In conclusion, I think what is important to note about the birthright of America is that its Constitution is preceded and founded upon the Declaration’s witness to God’s providence and God’s grant of divine rights.

Government in the United States is not solely the search for political agreements outside of revelation which derive from the human intellect to fashion creative situations in the face of problems. These situations often take the face of diversions rather than solutions to what really ails us as a society and nation.

 

American Independence is a profoundly Protestant [10/14/13 edit: I would contextualize this statement now as Protestantism in 2013 has a theologically different meaning to me than I what I sense then] discovery, and our search for new solutions to vexing human problems finds grist in the progressive Reformers of the founders’ time and of our own.  In repudiating the King as Head of Church and State, the Reformed founders recognized that human reason as expressed in politics is an instrument for recognizing divine truth, not a creative source of the mob’s or the elite’s favored truth claims.

This is the liberal, bridge-building genius of American Independence, a God-soaked consciousness that is scolded by the anti-religious but readily affirmed when we return to the Declaration of Independence of July 4, 1776--for its vision of the Reign of God—and the mercy and forgiveness promised there. 

 

Come; let us go forth in the freedom to fulfill our deepest nature.
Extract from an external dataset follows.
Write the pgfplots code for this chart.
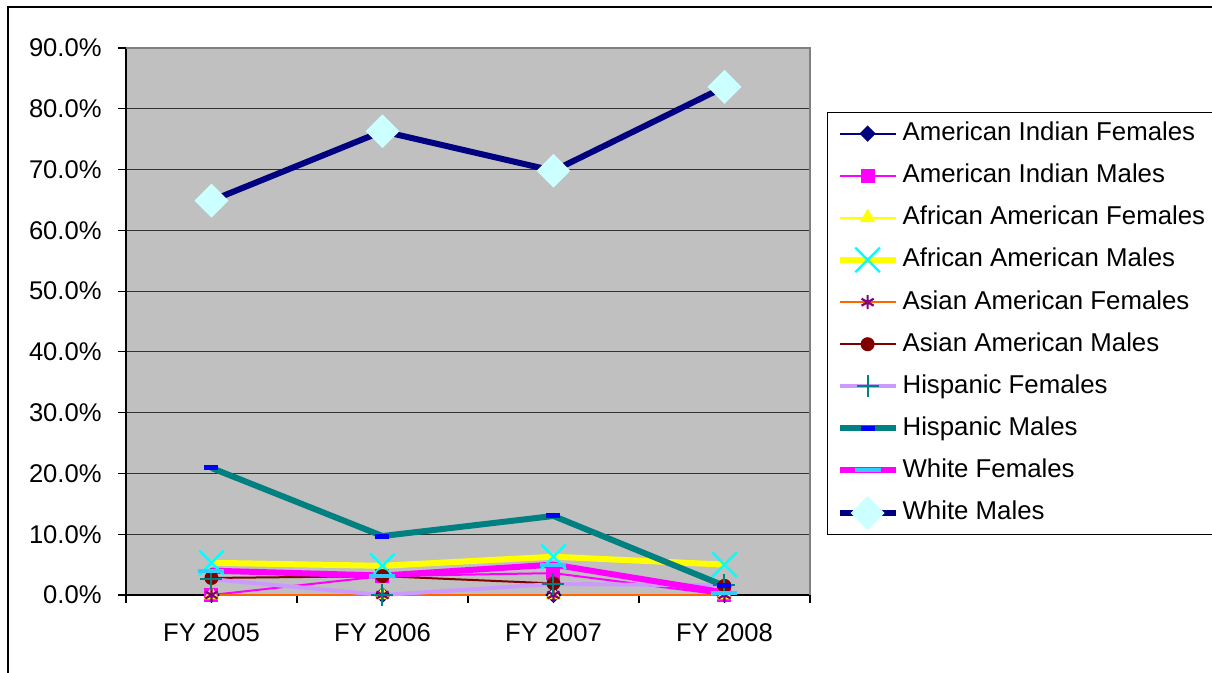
\documentclass[border=0pt]{standalone}
\usepackage{fontspec}
\setmainfont{Liberation Sans}
\usepackage{pgfplots}
\pgfplotsset{compat=1.18}

\definecolor{xlnavy}{HTML}{000080}
\definecolor{xlmagenta}{HTML}{FF00FF}
\definecolor{xlyellow}{HTML}{FFFF00}
\definecolor{xlcyan}{HTML}{00FFFF}
\definecolor{xlorange}{HTML}{FF6600}
\definecolor{xlpurple}{HTML}{800080}
\definecolor{xldarkred}{HTML}{800000}
\definecolor{xllavender}{HTML}{CC99FF}
\definecolor{xlteal}{HTML}{008080}
\definecolor{xlblue}{HTML}{0000FF}
\definecolor{xlsky}{HTML}{33CCFF}
\definecolor{xllightcyan}{HTML}{CCFFFF}
\definecolor{plotgray}{HTML}{C0C0C0}
\definecolor{gridgray}{HTML}{333333}

\begin{document}
\begin{tikzpicture}
\path[use as bounding box] (-63pt,-39pt) rectangle (543pt,297.5pt);
\draw[line width=1pt] (-59pt,-45pt) -- (-59pt,294pt) -- (550pt,294pt);
\begin{axis}[
  scale only axis,
  width=342pt,
  height=273.5pt,
  at={(0,0)}, anchor=south west,
  xmin=-0.5, xmax=3.5,
  ymin=0, ymax=90,
  xtick={0,1,2,3},
  xticklabels={FY 2005,FY 2006,FY 2007,FY 2008},
  minor xtick={-0.5,0.5,1.5,2.5,3.5},
  ytick={0,10,...,90},
  /pgf/number format/assume math mode=true,
  yticklabel={\pgfmathprintnumber[fixed,fixed zerofill,precision=1]{\tick}\%},
  axis x line*=bottom,
  axis y line*=left,
  axis line style={-, black, line width=0.6pt},
  tick align=outside,
  major tick length=4pt,
  minor tick length=4pt,
  tick style={black, line width=0.6pt},
  major x tick style={draw=none},
  ymajorgrids,
  major grid style={gridgray, line width=0.5pt},
  axis background/.style={fill=plotgray},
  tick label style={font=\fontsize{12.8}{15}\selectfont},
  xticklabel style={anchor=north, inner sep=0pt, yshift=-10pt},
  yticklabel style={anchor=east, inner sep=0pt, xshift=-8pt},
  clip=false,
  legend style={
    at={(1.0249,0.883)}, anchor=north west,
    draw=black, line width=0.6pt, fill=white,
    inner sep=4.5pt, row sep=9pt, column sep=2pt,
    font=\fontsize{12.9}{15}\selectfont,
    nodes={inner sep=0pt, text height=9.5pt, text depth=2.5pt},
  },
  legend cell align=left,
  legend image code/.code={
    \draw[mark repeat=2,mark phase=2] plot coordinates {(0pt,0pt) (14pt,0pt) (28pt,0pt)};
  },
]
% American Indian Females
\addplot[color=xlnavy, line width=1pt, mark=square*, mark size=2.4pt,
  mark options={rotate=45, fill=xlnavy, draw=xlnavy, solid}]
  coordinates {(0,0) (1,0) (2,0) (3,0)};
% American Indian Males
\addplot[color=xlmagenta, line width=1pt, mark=square*, mark size=3pt,
  mark options={fill=xlmagenta, draw=xlmagenta, solid}]
  coordinates {(0,0) (1,3.1) (2,3.6) (3,0)};
% African American Females
\addplot[color=xlyellow, line width=1pt, mark=triangle*, mark size=3.5pt,
  mark options={fill=xlyellow, draw=xlyellow, solid}]
  coordinates {(0,0) (1,0) (2,0) (3,0)};
% African American Males
\addplot[color=xlyellow, line width=3pt, mark=x, mark size=8.7pt,
  mark options={draw=xlcyan, line width=1.2pt, solid}]
  coordinates {(0,5.3) (1,4.8) (2,6.3) (3,5.0)};
% Asian American Females
\addplot[color=xlorange, line width=1pt, mark=asterisk, mark size=3.5pt,
  mark options={draw=xlpurple, line width=1.1pt, solid}]
  coordinates {(0,0) (1,0) (2,0) (3,0)};
% Asian American Males
\addplot[color=xldarkred, line width=1pt, mark=*, mark size=3pt,
  mark options={fill=xldarkred, draw=xldarkred, solid}]
  coordinates {(0,2.8) (1,3.1) (2,1.9) (3,1.5)};
% Hispanic Females
\addplot[color=xllavender, line width=2pt, mark=+, mark size=5.5pt,
  mark options={draw=xlteal, line width=1pt, solid}]
  coordinates {(0,2.6) (1,0) (2,1.8) (3,1.6)};
% Hispanic Males
\addplot[color=xlteal, line width=3pt, mark=-, mark size=3.5pt,
  mark options={draw=xlblue, line width=2.5pt, solid}]
  coordinates {(0,20.9) (1,9.7) (2,13.0) (3,1.5)};
% White Females
\addplot[color=xlmagenta, line width=3pt, mark=-, mark size=6.5pt,
  mark options={draw=xlsky, line width=2pt, solid}]
  coordinates {(0,4.0) (1,3.2) (2,5.0) (3,0.4)};
% White Males
\addplot[color=xlnavy, line width=3pt, mark=square*, mark size=4.5pt,
  mark options={rotate=45, fill=xllightcyan, draw=xllightcyan, solid}]
  coordinates {(0,64.9) (1,76.3) (2,69.8) (3,83.6)};
\legend{American Indian Females,American Indian Males,African American Females,African American Males,Asian American Females,Asian American Males,Hispanic Females,Hispanic Males,White Females,White Males}
\draw[gray, line width=0.6pt] (rel axis cs:0,1) -- (rel axis cs:1,1) -- (rel axis cs:1,0);
\end{axis}
\end{tikzpicture}
\end{document}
Not a nature that slaughters and exploits, but a nature that brings charity and provides redress to the powerless and oppressed. 

In going forth to love, we submit to God God’s prerogative to judge, and trust our hearts to do unto others what we would have them do unto us. 

That is the Christian’s pursuit of a New Creation in life and happiness, in the great liberty of the children of God promised the enduring fruits of eternity.

It is the New Creation that Counts:

 In America, in our neighborhoods, in our hearts.  AMEN. 



[1] Kammen, Michael.  A Machine that Would Go of Itself: The Constitution in American Culture. New York: Alfred A. Knopf, 1987, p. 127.